The foreign-currency reserves fell again in recent days, after a slight rise, due mainly to increased demand for the US dollar for meeting import-payment obligations, officials said.
It stood at US$34.10 billion as on November 23, declining from $ 34.30 billion on November 17, Bangladesh Bank data made available on Wednesday showed.
In the last five days, the central bank sold $301 million to the banks to facilitate them meeting import payment obligations.
The reserves rose to $ 35.72 billion on November 01, but started falling after a regular bi-monthly payment of over $ 1.30 billion to the Asian Clearing Union (ACU) on November 08.
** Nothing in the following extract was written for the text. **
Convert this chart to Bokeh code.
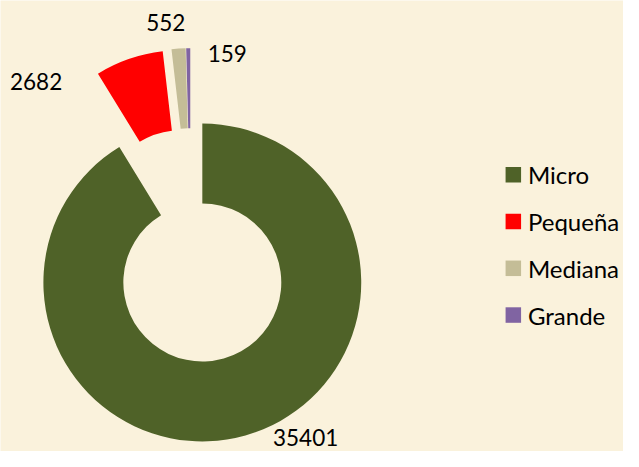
import math
from bokeh.plotting import figure
from bokeh.models import ColumnDataSource, Range1d
from bokeh.core.properties import value
from bokeh.embed import file_html
from bokeh.resources import INLINE

# ---- data ----
categories = ["Micro", "Pequeña", "Mediana", "Grande"]
counts = [35401, 2682, 552, 159]
colors = ["#4F6228", "#FF0000", "#C4BD97", "#8064A2"]

# ---- style / layout ----
W, H = 623, 451
BG = "#FAF2DC"
R_OUT, R_IN = 163, 81
explode_dist = [0, 79, 79, 79]
explode_dir = [0, 343.9, 350.6, 351.0]      # degrees clockwise from 12 o'clock
label_dist = [192, 199, 193, 164]
label_dir = [146.5, 311.7, 352.7, 13.4]
FONT = "Lato"

total = sum(counts)
xs, ys, starts, ends, lx, ly = [], [], [], [], [], []
acc = 0.0
for i, c in enumerate(counts):
    a0 = acc / total * 360.0
    acc += c
    a1 = acc / total * 360.0
    d = math.radians(explode_dir[i])
    cx = explode_dist[i] * math.sin(d)
    cy = explode_dist[i] * math.cos(d)
    xs.append(cx)
    ys.append(cy)
    starts.append(math.radians(90 - a0))
    ends.append(math.radians(90 - a1))
    ld = math.radians(label_dir[i])
    lx.append(cx + label_dist[i] * math.sin(ld))
    ly.append(cy + label_dist[i] * math.cos(ld))

src = ColumnDataSource(dict(x=xs, y=ys, start=starts, end=ends, color=colors,
                            cat=categories, txt=[str(c) for c in counts],
                            lx=lx, ly=ly))

p = figure(width=W, height=H, output_backend="svg", toolbar_location=None,
           x_range=Range1d(-207, 432), y_range=Range1d(-175, 292),
           x_axis_location=None, y_axis_location=None, min_border=0)
p.grid.visible = False
p.outline_line_color = None
p.background_fill_color = BG
p.border_fill_color = BG

p.annular_wedge(x="x", y="y", inner_radius=R_IN, outer_radius=R_OUT,
                start_angle="start", end_angle="end", direction="clock",
                fill_color="color", line_color=None, source=src)

p.text(x="lx", y="ly", text="txt", source=src, text_align="center",
       text_baseline="middle", text_font=value(FONT), text_font_size="22.5px",
       text_color="#000000")

# legend drawn from the category lists
leg_x, leg_y0, leg_step = 319, 111.5, 48.4
leg_src = ColumnDataSource(dict(
    x=[leg_x] * len(categories),
    y=[leg_y0 - i * leg_step for i in range(len(categories))],
    tx=[leg_x + 15] * len(categories),
    color=colors, cat=categories))
p.scatter(x="x", y="y", marker="square", size=15.5, fill_color="color",
          line_color=None, source=leg_src)
p.text(x="tx", y="y", text="cat", source=leg_src, text_align="left",
       text_baseline="middle", text_font=value(FONT), text_font_size="24px",
       text_color="#000000")

open("out.html", "w").write(file_html(p, INLINE))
After that, the reserves moved up slightly again to reach $ 34.30 billion on November 17 from $ 34.25 billion on November 09 because of comparatively lower import payments during the period.
Seeking anonymity, a BB official said the reserves declined by around $ 200 million in the last five days.
He said the banks' demand for the greenback continued to grow to meet their foreign payment obligations, and on the other hand, the earnings from exports and remittance were on the wane.
"These are probably the reasons behind the fall of the forex reserves," the officer said, adding that the BB was planning to raise the exchange rate of US dollar and it would cross Tk 100 from existing Tk 98 by the end of the calendar year.
"It would help protect the reserve a bit as buying dollars from the central bank is still comparatively lower than the interbank rate," he added.
The drop in forex reserves, particularly the greenback, comes as a matter of concern for the economy which is under stress, dragged by higher import payments against lower export earnings and remittance inflows.